Amid US-China tension, Joe Biden, Xi Jinping talk over 2 hours | Top points
The call began at 8:33 am EDT and ended at 10:50 am EDT, according to the White House.
US President Joe Biden and his Chinese counterpart Xi Jinping on Thursday spoke for more than two hours as they chart the future of their complicated relationship at a time of simmering economic and geopolitical tensions. This was their fifth conversation.

The latest tension between the two world powers has been House Speaker Nancy Pelosi's potential visit to Taiwan, the island that governs itself democratically and receives informal defensive support from the US, but which China considers part of its territory. Beijing has said it would view such a trip as a provocation, a threat US officials are taking with heightened seriousness in light of Russia's incursion into Ukraine.
Here are top updates on Biden-Xi talks
>The call began at 8:33 am EDT and ended at 10:50 am EDT, according to the White House.
>It took place as Biden aims to find new ways to work with the rising global power as well as strategies to contain China's influence around the world.
>"The two heads of state had in-depth communication and exchanges on China-US relations and issues of mutual concern," China Central Television reported on its website.
>Pelosi would be the highest-ranking US elected official to travel to Taiwan since Republican Newt Gingrich visited the island in 1997 when he was House speaker. Biden last week told reporters that US military officials believed it was “not a good idea” for the speaker to visit the island at the moment.
>Biden and Xi last spoke in March, shortly after the Russian invasion of Ukraine.
>The conversation comes as Biden has moved to shift US reliance off Chinese manufacturing, including Senate passage on Wednesday of legislation to encourage semiconductor companies to build more high-tech plants in the US.

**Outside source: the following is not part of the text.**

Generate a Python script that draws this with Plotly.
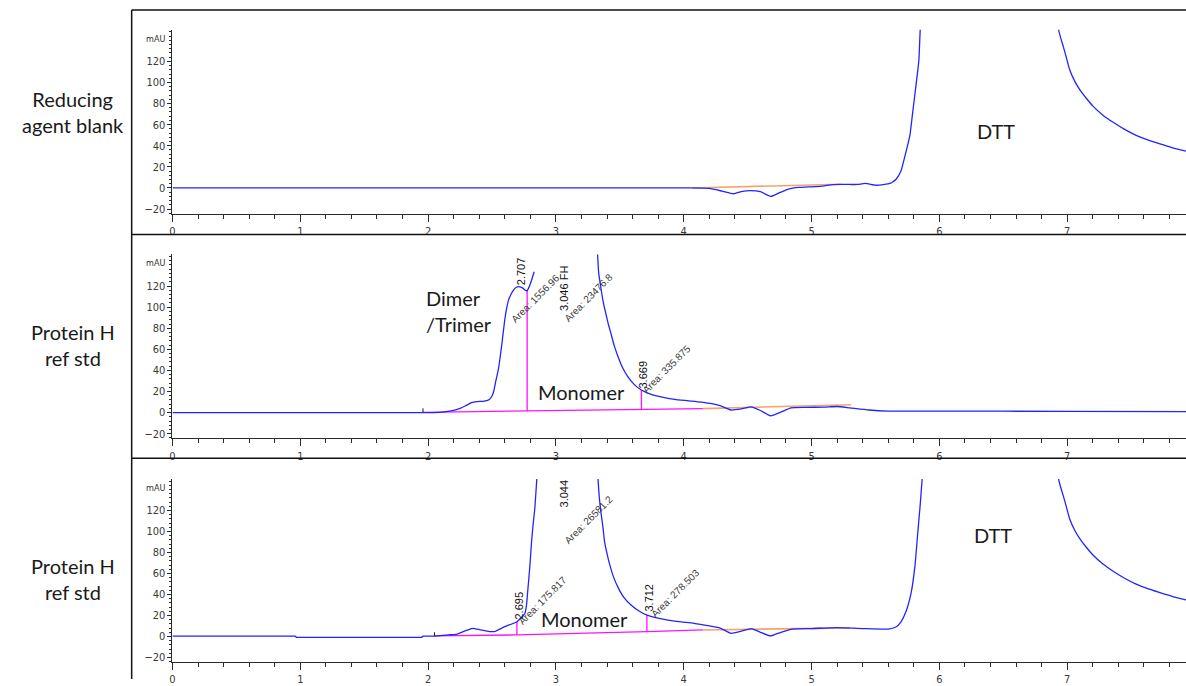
import plotly.graph_objects as go

# ---------------- chromatogram data (time in min, signal in mAU) ----------------
# Reducing agent blank
blank_t = [0.0, 4.05, 4.2, 4.3, 4.39, 4.45, 4.52, 4.6, 4.68, 4.75, 4.82, 4.9, 5.03, 5.1,
           5.15, 5.22, 5.3, 5.36, 5.42, 5.5, 5.56, 5.62, 5.64, 5.66, 5.7, 5.72, 5.745, 5.77,
           5.79, 5.81, 5.83, 5.84, 5.85, 5.86, None,
           6.925, 6.935, 6.95, 6.97, 6.995, 7.02, 7.06, 7.1, 7.15, 7.2, 7.28, 7.36, 7.45,
           7.54, 7.63, 7.72, 7.82, 7.93]
blank_mau = [0.0, 0.0, -0.5, -3.0, -5.5, -3.5, -2.5, -3.5, -8.0, -4.5, -1.0, 0.5, 1.2, 2.0,
             3.0, 3.3, 3.3, 3.3, 4.3, 2.6, 3.1, 4.5, 6.2, 8.0, 16.0, 25.0, 37.0, 50.0,
             70.0, 90.0, 110.0, 121.0, 149.0, 170.0, None,
             165.0, 149.0, 142.0, 134.0, 123.0, 112.0, 101.0, 93.0, 85.0, 77.8, 69.0, 62.2, 55.5,
             49.8, 45.5, 42.0, 38.3, 34.8]

# Protein H ref std (upper)
std1_t = [0.0, 1.96, 2.09, 2.18, 2.25, 2.29, 2.34, 2.38, 2.44, 2.48, 2.5, 2.515, 2.53,
          2.55, 2.575, 2.6, 2.615, 2.63, 2.65, 2.67, 2.69, 2.707, 2.725, 2.744, 2.76,
          2.775, 2.79, 2.81, 2.83, None,
          3.32, 3.335, 3.345, 3.355, 3.37, 3.39, 3.41, 3.43, 3.455, 3.485, 3.52, 3.56,
          3.61, 3.669, 3.72, 3.77, 3.85, 3.93, 4.03, 4.135, 4.22, 4.29,
          4.37, 4.45, 4.53, 4.6, 4.68, 4.76, 4.84, 4.95, 5.1, 5.2, 5.3, 5.45, 5.6,
          6.0, 7.0, 7.93]
std1_mau = [0.0, 0.0, 0.3, 1.6, 4.0, 6.3, 9.4, 10.5, 11.0, 12.5, 15.7, 21.0, 30.0,
            40.9, 62.9, 88.0, 99.0, 106.9, 112.5, 116.3, 118.8, 119.4, 119.0, 117.8, 116.0,
            115.6, 119.0, 125.7, 133.5, None,
            165.0, 132.0, 124.0, 116.0, 105.0, 94.3, 84.0, 75.4, 64.0, 53.4, 43.0, 34.6,
            27.0, 21.4, 18.5, 16.4, 14.2, 12.6, 11.3, 10.0, 8.5, 6.3,
            2.5, 3.5, 5.5, 2.0, -3.0, 0.5, 4.5, 5.0, 5.2, 5.8, 4.5, 2.5, 1.5,
            1.5, 1.2, 1.0]

# Protein H ref std (lower, with reducing agent)
std2_t = [0.0, 0.96, 0.97, 1.95, 1.96, 2.05, 2.16, 2.22, 2.29, 2.35, 2.41, 2.48, 2.52,
          2.6, 2.695, 2.757, 2.77, 2.78, 2.795, 2.81, 2.822, 2.835, 2.85, 2.86, None,
          3.32, 3.33, 3.34, 3.355, 3.37, 3.38, 3.4, 3.42, 3.45, 3.485, 3.53, 3.59, 3.65,
          3.712, 3.79, 3.875, 3.98, 4.08, 4.2, 4.29,
          4.37, 4.45, 4.53, 4.6, 4.68, 4.76, 4.85, 5.0, 5.2, 5.4, 5.6, 5.66, 5.7,
          5.74, 5.78, 5.81, 5.83, 5.85, 5.865, 5.88, None,
          6.925, 6.935, 6.95, 6.97, 6.995, 7.02, 7.06, 7.1, 7.15, 7.2, 7.28, 7.36, 7.45,
          7.54, 7.63, 7.72, 7.82, 7.93]
std2_mau = [0.3, 0.3, -0.8, -0.8, 0.3, 0.3, 1.5, 2.1, 5.3, 7.8, 6.3, 4.7, 4.7,
            9.4, 14.0, 21.9, 30.0, 43.8, 65.0, 90.9, 107.0, 122.0, 149.0, 165.0, None,
            165.0, 149.0, 132.0, 116.0, 102.0, 90.9, 79.0, 69.0, 57.0, 47.0, 37.5, 29.7, 24.2,
            20.3, 17.6, 15.6, 13.9, 12.5, 10.0, 7.8,
            3.0, 5.0, 7.5, 4.0, 0.5, 4.0, 7.0, 7.5, 8.5, 7.5, 7.0, 9.0, 14.0,
            24.0, 42.0, 68.0, 97.0, 125.0, 149.0, 170.0, None,
            165.0, 149.0, 142.0, 134.0, 123.0, 112.0, 101.0, 93.0, 85.0, 77.8, 69.0, 62.2, 55.5,
            49.8, 45.5, 42.0, 38.3, 34.8]

# integration baselines (magenta) and later baseline segments (orange)
std1_base_t = [1.96, 2.775, 3.669, 4.15]
std1_base_mau = [0.3, 1.6, 2.5, 3.8]
std2_base_t = [2.05, 2.695, 3.712, 4.15]
std2_base_mau = [0.5, 1.5, 4.7, 6.2]

blank_seg_t = [4.07, 5.23]
blank_seg_mau = [0.0, 3.5]
std1_seg_t = [4.15, 5.31]
std1_seg_mau = [3.8, 7.5]
std2_seg_t = [4.15, 5.3]
std2_seg_mau = [6.2, 8.2]

# peak drop lines (time, baseline level, signal level)
std1_drop_t = [2.775, 3.669]
std1_drop_lo = [1.6, 2.5]
std1_drop_hi = [115.6, 21.4]
std2_drop_t = [2.695, 3.712]
std2_drop_lo = [1.5, 4.7]
std2_drop_hi = [14.0, 20.3]

# integration start markers
std1_start_t = 1.96
std2_start_t = 2.05

# peak tables
std1_rt = [2.707, 3.046, 3.669]
std1_rt_text = ["2.707", "3.046 FH", "3.669"]
std1_area = [1556.96, 23476.8, 335.875]
std2_rt = [2.695, 3.044, 3.712]
std2_rt_text = ["2.695", "3.044", "3.712"]
std2_area = [175.817, 26581.2, 278.503]

row_titles = ["Reducing<br>agent blank", "Protein H<br>ref std", "Protein H<br>ref std"]
y_ticks = [-20, 0, 20, 40, 60, 80, 100, 120]

# ---------------- styling ----------------
BLUE = "#2323ff"
MAGENTA = "#ff10ff"
ORANGE = "#f4a46a"
AX = "#2a2a2a"
TICK_FONT = dict(family="Liberation Sans Narrow, Arial Narrow, DejaVu Sans Condensed, sans-serif",
                 size=11, color="#3a3a3a")
LABEL_FONT = dict(family="Lato, Open Sans, sans-serif", size=20, color="#1a1a1a")
W, H = 1186, 686

# panel placement in pixels (top, bottom of plot area)
panels_px = [(30, 216), (257, 443), (484, 669)]
x_left_px = 169.9

fig = go.Figure()

def px_y(p):
    return 1 - p / H

for i, (top, bot) in enumerate(panels_px):
    sfx = "" if i == 0 else str(i + 1)
    fig.update_layout({
        f"xaxis{sfx}": dict(domain=[x_left_px / W, 1.0], range=[0, 7.93], anchor=f"y{sfx}",
                            showline=True, linecolor=AX, linewidth=1, ticks="outside",
                            ticklen=7, tickcolor=AX, tickwidth=1, dtick=1, tick0=0,
                            showgrid=False, zeroline=False, tickfont=TICK_FONT,
                            minor=dict(dtick=0.2, ticks="outside", ticklen=4,
                                       tickcolor=AX, showgrid=False)),
        f"yaxis{sfx}": dict(domain=[px_y(bot), px_y(top)], range=[-24.5, 150],
                            anchor=f"x{sfx}", showline=True, linecolor=AX, linewidth=1,
                            ticks="outside", ticklen=4, tickcolor=AX, tickwidth=1,
                            tickvals=y_ticks, showgrid=False, zeroline=False,
                            tickfont=TICK_FONT,
                            minor=dict(dtick=4, tick0=0, ticks="outside", ticklen=2,
                                       tickcolor=AX, showgrid=False)),
    })


def line(x, y, color, ax, width=1.3, smooth=False):
    ln = dict(color=color, width=width)
    if smooth:
        ln.update(shape="spline", smoothing=0.5)
    fig.add_trace(go.Scatter(x=x, y=y, mode="lines", line=ln,
                             connectgaps=False, hoverinfo="skip", showlegend=False,
                             xaxis="x" + ax, yaxis="y" + ax))


def signal(t, mau, ax, t_smooth):
    """Flat leading part drawn straight, the peak region drawn with a spline."""
    k = next(i for i, v in enumerate(t) if v is not None and v >= t_smooth)
    line(t[:k + 1], mau[:k + 1], BLUE, ax)
    line(t[k:], mau[k:], BLUE, ax, smooth=True)


# baselines first, signal on top
line(blank_seg_t, blank_seg_mau, ORANGE, "", 1.6)
signal(blank_t, blank_mau, "", 4.05)

line(std1_base_t, std1_base_mau, MAGENTA, "2")
line(std1_seg_t, std1_seg_mau, ORANGE, "2", 1.6)
for t, lo, hi in zip(std1_drop_t, std1_drop_lo, std1_drop_hi):
    line([t, t], [lo, hi], MAGENTA, "2")
line([std1_start_t, std1_start_t], [0, 4], "#111111", "2", 1)
signal(std1_t, std1_mau, "2", 1.96)

line(std2_base_t, std2_base_mau, MAGENTA, "3")
line(std2_seg_t, std2_seg_mau, ORANGE, "3", 1.6)
for t, lo, hi in zip(std2_drop_t, std2_drop_lo, std2_drop_hi):
    line([t, t], [lo, hi], MAGENTA, "3")
line([std2_start_t, std2_start_t], [0, 4], "#111111", "3", 1)
signal(std2_t, std2_mau, "3", 2.05)

ann = []

# "mAU" unit label at the top of each signal axis
for sfx in ["", "2", "3"]:
    ann.append(dict(text="mAU", x=(x_left_px - 5) / W, xref="paper", y=141.5, yref="y" + sfx,
                    xanchor="right", yanchor="middle", showarrow=False,
                    font=dict(family=TICK_FONT["family"], size=9, color="#333")))

# row titles on the left
for title, (top, bot) in zip(row_titles, [(100, 127), (336, 362), (572, 598)]):
    ann.append(dict(text=title, x=70 / W, xref="paper", y=px_y((top + bot) / 2), yref="paper",
                    xanchor="center", yanchor="middle", showarrow=False, align="center",
                    font=LABEL_FONT))

# retention time / area labels (label centres in data units)
rt_font = dict(family="Liberation Sans, Arial, sans-serif", size=11, color="#111")
area_font = dict(family="Liberation Sans, Arial, sans-serif", size=10, color="#3c3c3c")
std1_rt_lab_y = [134.5, 118.0, 36.5]
std1_area_lab = [(2.84, 108.0), (3.257, 109.0), (3.862, 41.0)]
std2_rt_lab_y = [29.4, 135.8, 37.0]
std2_area_lab = [(2.895, 34.2), (3.257, 111.3), (3.932, 40.8)]

for sfx, rts, texts, areas, rty, alab in [
        ("2", std1_rt, std1_rt_text, std1_area, std1_rt_lab_y, std1_area_lab),
        ("3", std2_rt, std2_rt_text, std2_area, std2_rt_lab_y, std2_area_lab)]:
    for rt, txt, area, ly, (ax_, ay_) in zip(rts, texts, areas, rty, alab):
        ann.append(dict(text=txt, x=rt, y=ly, xref="x" + sfx, yref="y" + sfx, xshift=2,
                        textangle=-90, showarrow=False, xanchor="center", yanchor="middle",
                        font=rt_font))
        ann.append(dict(text=f"Area: {area:g}", x=ax_, y=ay_, xref="x" + sfx, yref="y" + sfx,
                        textangle=-45, showarrow=False, xanchor="center", yanchor="middle",
                        font=area_font))

# peak group names
ann.append(dict(text="DTT", x=6.44, y=54, xref="x", yref="y", showarrow=False, font=LABEL_FONT))
ann.append(dict(text="Dimer<br>/Trimer", x=1.97, y=96, xref="x2", yref="y2", showarrow=False,
                xanchor="left", align="left", font=LABEL_FONT))
ann.append(dict(text="Monomer", x=3.2, y=20, xref="x2", yref="y2", showarrow=False,
                font=LABEL_FONT))
ann.append(dict(text="Monomer", x=3.22, y=16.5, xref="x3", yref="y3", showarrow=False,
                font=LABEL_FONT))
ann.append(dict(text="DTT", x=6.42, y=97, xref="x3", yref="y3", showarrow=False,
                font=LABEL_FONT))

# table frame around the three rows
frame = dict(type="line", xref="paper", yref="paper", line=dict(color="#111", width=1.5))
shapes = [
    dict(frame, x0=129 / W, x1=129 / W, y0=0, y1=px_y(10)),
    dict(frame, x0=129 / W, x1=1, y0=px_y(10), y1=px_y(10)),
    dict(frame, x0=129 / W, x1=1, y0=px_y(237), y1=px_y(237)),
    dict(frame, x0=129 / W, x1=1, y0=px_y(463), y1=px_y(463)),
]

fig.update_layout(width=W, height=H, autosize=False,
                  margin=dict(l=0, r=0, t=0, b=0, pad=0),
                  paper_bgcolor="white", plot_bgcolor="white",
                  showlegend=False, annotations=ann, shapes=shapes)

fig.write_html("out.html", config={"displayModeBar": False})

>US officials have also criticised China's “zero-Covid” policy of mass testing and lockdowns in an effort to contain the spread of Covid-19 in its territory, labelling it misguided and fretting that it will further slow global economic growth.
>Other points of strain include China's treatment of Uyghur Muslims, which the US has declared a genocide, its militarisation in the South China Sea, and a global campaign of economic and political espionage.